The debacle led to Churchill being sacked from the War Cabinet, and was at the time the most deadly campaign of the First World War.
The descendants who will pay tribute at a ceremony at the Helles Memorial on April 24 are members of the Gallipoli Association.
Its chairman, Captain Christopher Fagan, said: It is a great honour for the Gallipoli Association to have been invited by the UK Government to assist with this opportunity for British descendants to attend the service at Cape Helles.''
Charles and his youngest son will be at the ceremony, and a dawn service the following morning, Anzac Day.
The Gallipoli Campaign is of great historical importance to Australia and New Zealand, and stories of their soldiers' heroics in the face of horrific conditions including heat, flies and lack of supplies have become part of their national identities.
But the British contribution - not least the 29,500 British and Irish lives lost - must be honoured in the Gallipoli commemorations, the descendants felt.
Lieutenant-Commander Nasmith was recognised with a Victoria Cross.
He received his VC as a submarine commander who led three patrols through the Dardanelles into the Sea of Marmara and Constantinople Harbour, in the course of which he sank 97 Turkish ships, blew up a railway viaduct, and fought a troop of Turkish cavalry on a cliff.

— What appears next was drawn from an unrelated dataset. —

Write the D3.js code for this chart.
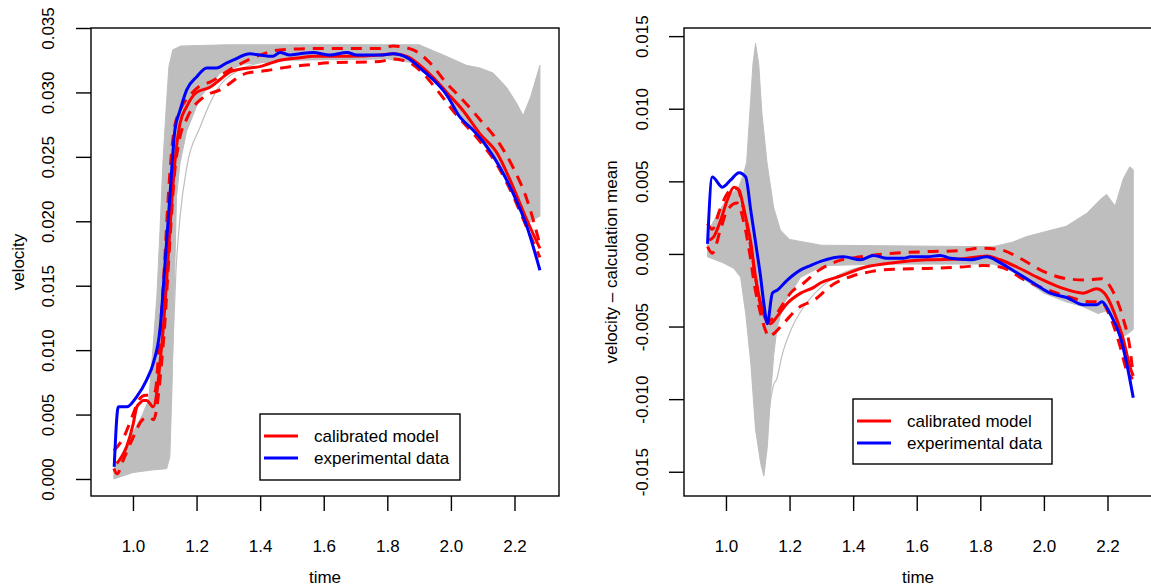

Sarah Kellam, from Taunton, Somerset, will be honouring her grandfather, Lieutenant William John Symons, who served with the 7th Battalion Australian Imperial Forces (Anzac) and was awarded the VC for defending Jacob's Post on his own in the thick of the fighting during the August offensive at the Battle of Lone Pine.
The Department of Culture, Media and Sport (DCMS) worked with the Gallipoli Association to offer the opportunity to 15 of its members to attend the Commonwealth and Ireland Service on April 24.
Many members of the Gallipoli Association were interested in attending and the 15 selected will be paying for their own travel to Turkey.